Dr. Mir Ali, M.D., bariatric surgeon and medical director of Memorial Care Surgical Weight Loss Center at Orange Coast Medical Center in Fountain Valley, CA, agreed.

“This is exciting news that another medication that appears more effective than the ones currently available is in development,” Dr. Ali said.

However, “a phase 1 trial is the initial trial to show clinical effectiveness and safety in human subjects,” he explained. “Typically, additional research is then conducted to look more closely at long term side effects and effectiveness.”

Speaking of the mechanisms involved, Dr. Ali noted that: “The mechanisms are similar in that GLP-1 and amycretin both target specific receptors; GLP-1 agonists at this time are only available in an injectable form. Having a pill available that is just as effective (or more effective) would certainly make using these medications easier for the patient.”

Dr. Jared Ross, a professor and medical director at the Henry Ford College Paramedic Program and the medical director for Trauma Services at Bothwell Regional Health Center in Missouri also explained that:

“Amycretin is an analog to amylin, a hormone secreted by the pancreas that is involved in appetite, weight, and blood sugar levels.
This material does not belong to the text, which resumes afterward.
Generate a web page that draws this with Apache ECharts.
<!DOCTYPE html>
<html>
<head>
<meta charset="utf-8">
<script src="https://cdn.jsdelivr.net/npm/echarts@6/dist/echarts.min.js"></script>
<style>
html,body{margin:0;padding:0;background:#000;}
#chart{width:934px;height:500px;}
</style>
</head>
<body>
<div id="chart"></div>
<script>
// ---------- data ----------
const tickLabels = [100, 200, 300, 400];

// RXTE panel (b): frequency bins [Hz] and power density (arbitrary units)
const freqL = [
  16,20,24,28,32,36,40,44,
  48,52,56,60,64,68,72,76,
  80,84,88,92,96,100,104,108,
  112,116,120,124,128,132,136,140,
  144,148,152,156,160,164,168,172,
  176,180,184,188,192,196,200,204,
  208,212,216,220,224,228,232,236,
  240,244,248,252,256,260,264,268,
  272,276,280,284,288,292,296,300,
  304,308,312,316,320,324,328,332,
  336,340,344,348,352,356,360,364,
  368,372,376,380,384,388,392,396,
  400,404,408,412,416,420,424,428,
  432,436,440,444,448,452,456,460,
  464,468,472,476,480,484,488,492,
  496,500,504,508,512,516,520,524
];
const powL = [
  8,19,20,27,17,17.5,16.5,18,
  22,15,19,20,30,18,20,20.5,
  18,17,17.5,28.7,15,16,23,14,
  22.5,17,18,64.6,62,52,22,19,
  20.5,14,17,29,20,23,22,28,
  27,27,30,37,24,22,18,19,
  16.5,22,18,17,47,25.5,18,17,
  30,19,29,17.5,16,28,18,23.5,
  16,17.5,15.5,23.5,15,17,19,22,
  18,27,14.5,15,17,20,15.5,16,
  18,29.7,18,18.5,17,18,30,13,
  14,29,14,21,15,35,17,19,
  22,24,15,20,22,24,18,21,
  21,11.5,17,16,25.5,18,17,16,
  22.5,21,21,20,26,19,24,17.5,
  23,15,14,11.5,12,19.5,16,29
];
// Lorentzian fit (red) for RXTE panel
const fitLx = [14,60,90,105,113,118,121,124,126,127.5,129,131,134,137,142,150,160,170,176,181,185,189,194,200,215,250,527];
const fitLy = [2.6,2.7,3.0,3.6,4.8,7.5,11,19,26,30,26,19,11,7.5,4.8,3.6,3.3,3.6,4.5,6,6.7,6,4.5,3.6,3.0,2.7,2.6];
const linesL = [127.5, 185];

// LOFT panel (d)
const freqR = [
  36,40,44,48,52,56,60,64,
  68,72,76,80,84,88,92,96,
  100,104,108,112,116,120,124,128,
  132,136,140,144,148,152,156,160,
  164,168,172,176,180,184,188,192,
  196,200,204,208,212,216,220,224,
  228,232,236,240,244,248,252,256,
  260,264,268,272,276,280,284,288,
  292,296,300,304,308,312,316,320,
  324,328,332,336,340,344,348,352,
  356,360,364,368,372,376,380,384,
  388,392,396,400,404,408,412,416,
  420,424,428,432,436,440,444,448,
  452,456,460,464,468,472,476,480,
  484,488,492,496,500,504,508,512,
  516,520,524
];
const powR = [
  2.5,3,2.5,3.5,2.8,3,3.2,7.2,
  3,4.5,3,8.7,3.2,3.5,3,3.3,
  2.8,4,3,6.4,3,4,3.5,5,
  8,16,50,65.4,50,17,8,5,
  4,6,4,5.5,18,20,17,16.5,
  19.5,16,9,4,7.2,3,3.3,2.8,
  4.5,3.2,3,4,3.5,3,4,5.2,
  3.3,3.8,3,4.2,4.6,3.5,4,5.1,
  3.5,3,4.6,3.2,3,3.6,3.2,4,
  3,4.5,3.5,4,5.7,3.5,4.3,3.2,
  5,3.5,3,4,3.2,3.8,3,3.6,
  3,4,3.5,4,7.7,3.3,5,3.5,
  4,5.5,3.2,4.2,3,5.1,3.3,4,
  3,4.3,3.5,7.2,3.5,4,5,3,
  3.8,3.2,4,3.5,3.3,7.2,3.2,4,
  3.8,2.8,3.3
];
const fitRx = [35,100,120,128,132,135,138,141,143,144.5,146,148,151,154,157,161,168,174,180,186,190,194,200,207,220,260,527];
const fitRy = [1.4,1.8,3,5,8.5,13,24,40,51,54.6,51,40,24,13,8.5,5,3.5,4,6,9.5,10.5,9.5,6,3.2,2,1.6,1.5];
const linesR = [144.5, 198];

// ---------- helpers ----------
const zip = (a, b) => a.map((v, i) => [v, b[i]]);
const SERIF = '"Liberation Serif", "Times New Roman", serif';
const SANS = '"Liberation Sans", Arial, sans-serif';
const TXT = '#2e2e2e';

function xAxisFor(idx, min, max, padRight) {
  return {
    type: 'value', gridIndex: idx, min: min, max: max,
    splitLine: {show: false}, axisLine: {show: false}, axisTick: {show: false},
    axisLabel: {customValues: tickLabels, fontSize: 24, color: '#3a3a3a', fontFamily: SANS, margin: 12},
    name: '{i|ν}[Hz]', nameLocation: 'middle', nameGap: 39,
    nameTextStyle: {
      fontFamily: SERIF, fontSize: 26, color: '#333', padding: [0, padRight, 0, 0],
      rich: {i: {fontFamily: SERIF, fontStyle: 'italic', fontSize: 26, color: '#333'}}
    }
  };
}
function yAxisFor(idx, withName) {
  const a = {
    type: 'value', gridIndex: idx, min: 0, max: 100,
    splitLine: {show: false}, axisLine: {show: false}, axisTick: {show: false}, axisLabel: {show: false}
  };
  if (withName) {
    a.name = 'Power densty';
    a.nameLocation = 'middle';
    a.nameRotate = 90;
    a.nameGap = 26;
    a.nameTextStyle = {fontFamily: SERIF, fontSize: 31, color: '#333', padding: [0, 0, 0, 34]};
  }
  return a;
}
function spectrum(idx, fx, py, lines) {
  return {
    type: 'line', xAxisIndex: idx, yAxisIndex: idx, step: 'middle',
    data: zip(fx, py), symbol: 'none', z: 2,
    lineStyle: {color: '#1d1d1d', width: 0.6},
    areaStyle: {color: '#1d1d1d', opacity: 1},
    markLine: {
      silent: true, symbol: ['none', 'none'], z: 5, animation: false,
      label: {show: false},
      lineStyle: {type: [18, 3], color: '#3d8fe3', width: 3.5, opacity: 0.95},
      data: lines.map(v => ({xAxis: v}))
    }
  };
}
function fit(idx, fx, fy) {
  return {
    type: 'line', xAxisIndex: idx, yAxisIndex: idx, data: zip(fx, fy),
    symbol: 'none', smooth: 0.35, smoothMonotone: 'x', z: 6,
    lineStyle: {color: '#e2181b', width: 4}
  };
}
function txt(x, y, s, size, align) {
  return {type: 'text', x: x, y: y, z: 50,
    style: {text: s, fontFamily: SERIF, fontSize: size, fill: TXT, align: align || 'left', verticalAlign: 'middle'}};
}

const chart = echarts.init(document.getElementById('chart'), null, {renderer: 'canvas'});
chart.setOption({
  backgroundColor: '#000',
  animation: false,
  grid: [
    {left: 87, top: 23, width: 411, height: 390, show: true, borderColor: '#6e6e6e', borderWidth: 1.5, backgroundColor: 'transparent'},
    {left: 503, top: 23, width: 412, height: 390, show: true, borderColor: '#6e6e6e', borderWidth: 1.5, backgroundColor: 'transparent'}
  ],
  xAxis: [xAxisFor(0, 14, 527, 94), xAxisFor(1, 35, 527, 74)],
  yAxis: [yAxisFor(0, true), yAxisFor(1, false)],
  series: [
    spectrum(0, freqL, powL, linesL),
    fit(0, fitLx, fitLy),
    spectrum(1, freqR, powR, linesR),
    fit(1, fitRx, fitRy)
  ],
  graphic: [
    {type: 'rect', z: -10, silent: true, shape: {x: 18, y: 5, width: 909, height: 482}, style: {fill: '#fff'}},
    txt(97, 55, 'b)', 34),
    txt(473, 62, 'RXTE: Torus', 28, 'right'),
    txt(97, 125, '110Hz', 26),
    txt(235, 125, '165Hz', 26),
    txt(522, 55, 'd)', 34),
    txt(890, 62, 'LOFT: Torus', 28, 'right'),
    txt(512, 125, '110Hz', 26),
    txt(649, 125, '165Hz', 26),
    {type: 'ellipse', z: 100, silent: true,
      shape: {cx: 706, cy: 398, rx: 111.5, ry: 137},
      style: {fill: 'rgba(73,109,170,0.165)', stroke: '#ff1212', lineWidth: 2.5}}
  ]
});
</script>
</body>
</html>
This has large-scale implications as it represents the first oral hormonal medication for obesity, unlike GLP-1 analogs like semaglutide and tirzepatide which are both injections […]”
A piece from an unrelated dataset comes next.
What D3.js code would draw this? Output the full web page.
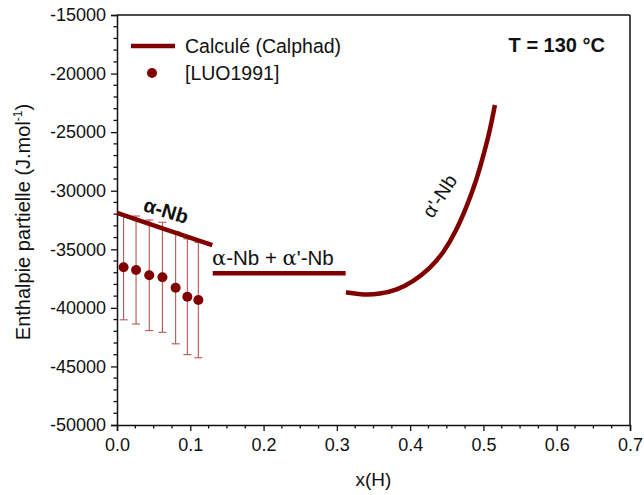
<!DOCTYPE html>
<html>
<head>
<meta charset="utf-8">
<script src="https://cdn.jsdelivr.net/npm/d3@7"></script>
<style>
  html, body { margin: 0; padding: 0; background: #fff; }
  svg text { font-family: "Liberation Sans", Arial, sans-serif; fill: #111; }
</style>
</head>
<body>
<svg id="chart" width="644" height="495"></svg>
<script>
// ---- data ----
const xTicks = [0.0, 0.1, 0.2, 0.3, 0.4, 0.5, 0.6, 0.7];
const yTicks = [-50000, -45000, -40000, -35000, -30000, -25000, -20000, -15000];

// Calphad: alpha-Nb solid solution
const alphaX = [0.0, 0.065, 0.13];
const alphaH = [-31900, -33270, -34650];
// Calphad: two-phase plateau
const twoPhaseX = [0.1306, 0.312];
const twoPhaseH = [-37050, -37050];
// Calphad: alpha'-Nb
const primeX = [0.3124, 0.336, 0.3588, 0.3816, 0.4042, 0.427, 0.4452, 0.4634, 0.4771, 0.4907, 0.502, 0.5089, 0.5157];
const primeH = [-38673, -38904, -38818, -38477, -37768, -36624, -35344, -33355, -31365, -29086, -26525, -24818, -22683];

// LUO1991 experimental points
const luoX = [0.009, 0.026, 0.044, 0.062, 0.080, 0.096, 0.111];
const luoH = [-36540, -36770, -37220, -37390, -38280, -39050, -39330];
const luoErr = [4480, 4610, 4720, 4700, 4790, 4940, 4930];

const legendLabels = ["Calculé (Calphad)", "[LUO1991]"];

// ---- layout ----
const svg = d3.select("#chart");
const L = 117, R = 630, T = 15, B = 425;
const red = "#800000";
const x = d3.scaleLinear().domain([0, 0.7]).range([L, R]);
const y = d3.scaleLinear().domain([-50000, -15000]).range([B, T]);

// frame (top, right)
svg.append("line").attr("x1", L).attr("x2", R).attr("y1", T).attr("y2", T)
  .attr("stroke", "#111").attr("stroke-width", 1.5);
svg.append("line").attr("x1", R).attr("x2", R).attr("y1", T).attr("y2", B)
  .attr("stroke", "#111").attr("stroke-width", 1.5);

// minor ticks
const xMinor = d3.range(0, 0.7001, 0.025).filter(v => Math.abs(v * 10 - Math.round(v * 10)) > 1e-6);
const yMinor = d3.range(-50000, -14999, 1000).filter(v => v % 5000 !== 0);

const xAxis = svg.append("g").attr("transform", `translate(0,${B})`)
  .call(d3.axisBottom(x).tickValues(xTicks).tickFormat(d => d.toFixed(1)).tickSizeOuter(0).tickSize(6).tickPadding(5));
svg.append("g").selectAll("line").data(xMinor).join("line")
  .attr("x1", d => x(d)).attr("x2", d => x(d)).attr("y1", B).attr("y2", B + 3.5)
  .attr("stroke", "#111").attr("stroke-width", 1.3);

const yAxis = svg.append("g").attr("transform", `translate(${L},0)`)
  .call(d3.axisLeft(y).tickValues(yTicks).tickFormat(d => String(d)).tickSizeOuter(0).tickSize(6).tickPadding(5));
svg.append("g").selectAll("line").data(yMinor).join("line")
  .attr("x1", L - 3.5).attr("x2", L).attr("y1", d => y(d)).attr("y2", d => y(d))
  .attr("stroke", "#111").attr("stroke-width", 1.3);

[xAxis, yAxis].forEach(g => {
  g.select(".domain").attr("stroke", "#111").attr("stroke-width", 1.5);
  g.selectAll(".tick line").attr("stroke", "#111").attr("stroke-width", 1.3);
  g.selectAll(".tick text").attr("font-size", 18).attr("fill", "#111")
    .style("font-family", "'Liberation Sans', Arial, sans-serif");
});
xAxis.selectAll(".tick text").attr("dy", "0.85em");

// axis titles
svg.append("text").attr("x", (L + R) / 2).attr("y", 486).attr("text-anchor", "middle")
  .attr("font-size", 19).text("x(H)");
const yl = svg.append("text").attr("transform", `translate(30,${(T + B) / 2 + 2}) rotate(-90)`)
  .attr("text-anchor", "middle").attr("font-size", 20);
yl.append("tspan").text("Enthalpie partielle (J.mol");
yl.append("tspan").attr("font-size", 12).attr("dy", -8).text("-1");
yl.append("tspan").attr("dy", 8).text(")");

// error bars
const errColor = "#b85555";
const eb = svg.append("g");
luoX.forEach((xv, i) => {
  const y0 = y(luoH[i] - luoErr[i]), y1 = y(luoH[i] + luoErr[i]);
  eb.append("line").attr("x1", x(xv)).attr("x2", x(xv)).attr("y1", y0).attr("y2", y1)
    .attr("stroke", errColor).attr("stroke-width", 1.1);
  [y0, y1].forEach(yy => eb.append("line").attr("x1", x(xv) - 4).attr("x2", x(xv) + 4)
    .attr("y1", yy).attr("y2", yy).attr("stroke", errColor).attr("stroke-width", 1.1));
});

// Calphad lines
const line = d3.line().x(d => x(d[0])).y(d => y(d[1]));
const lineSmooth = d3.line().x(d => x(d[0])).y(d => y(d[1])).curve(d3.curveBasis);
svg.append("path").attr("d", line(d3.zip(alphaX, alphaH)))
  .attr("fill", "none").attr("stroke", red).attr("stroke-width", 4.5);
svg.append("path").attr("d", line(d3.zip(twoPhaseX, twoPhaseH)))
  .attr("fill", "none").attr("stroke", red).attr("stroke-width", 4.5);
svg.append("path").attr("d", lineSmooth(d3.zip(primeX, primeH)))
  .attr("fill", "none").attr("stroke", red).attr("stroke-width", 4.5);

// points
svg.append("g").selectAll("circle").data(d3.zip(luoX, luoH)).join("circle")
  .attr("cx", d => x(d[0])).attr("cy", d => y(d[1])).attr("r", 5).attr("fill", red);

// annotations
svg.append("text").attr("transform", `translate(${x(0.067)},${y(-31700)}) rotate(17)`)
  .attr("text-anchor", "middle").attr("dy", "0.35em").attr("font-size", 20)
  .attr("font-weight", "bold").text("α-Nb");
svg.append("text").attr("transform", `translate(${x(0.440)},${y(-30452)}) rotate(-57)`)
  .attr("text-anchor", "middle").attr("dy", "0.35em").attr("font-size", 19.5).text("α'-Nb");
const tp = svg.append("text").attr("x", x(0.1296)).attr("y", y(-36342)).attr("font-size", 20.5);
tp.append("tspan").attr("font-family", "'DejaVu Serif', serif").attr("font-size", 21).text("α");
tp.append("tspan").text("-Nb + ");
tp.append("tspan").attr("font-family", "'DejaVu Serif', serif").attr("font-size", 21).text("α");
tp.append("tspan").text("'-Nb");
svg.append("text").attr("x", 605).attr("y", 52).attr("text-anchor", "end")
  .attr("font-size", 20).attr("font-weight", "bold").text("T = 130 °C");

// legend
svg.append("line").attr("x1", 131).attr("x2", 175).attr("y1", 46).attr("y2", 46)
  .attr("stroke", red).attr("stroke-width", 4.5);
svg.append("circle").attr("cx", 152).attr("cy", 73).attr("r", 5).attr("fill", red);
svg.append("text").attr("x", 185).attr("y", 53).attr("font-size", 19.5).text(legendLabels[0]);
svg.append("text").attr("x", 185).attr("y", 80).attr("font-size", 19.5).text(legendLabels[1]);
</script>
</body>
</html>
“Amylin analogs stimulate both the GLP-1 receptors in the gut and the amylin receptors in the pancreas,” Dr. Ross added.

“Another amylin analog, an injected medication called cagrilintide, in combination with semaglutide (a GLP-1 analog) has been shown in two small studies to have greater weight loss and better blood sugar control than with semaglutide alone,” he further noted.

However, Dr. Ross highlighted that “the long-term benefits of these medications have yet to be determined as have the adverse effects.”

“One of the major concerns with these hormone medications is that the effects appear to reverse once the medication is stopped, making life-long use necessary,” he emphasized.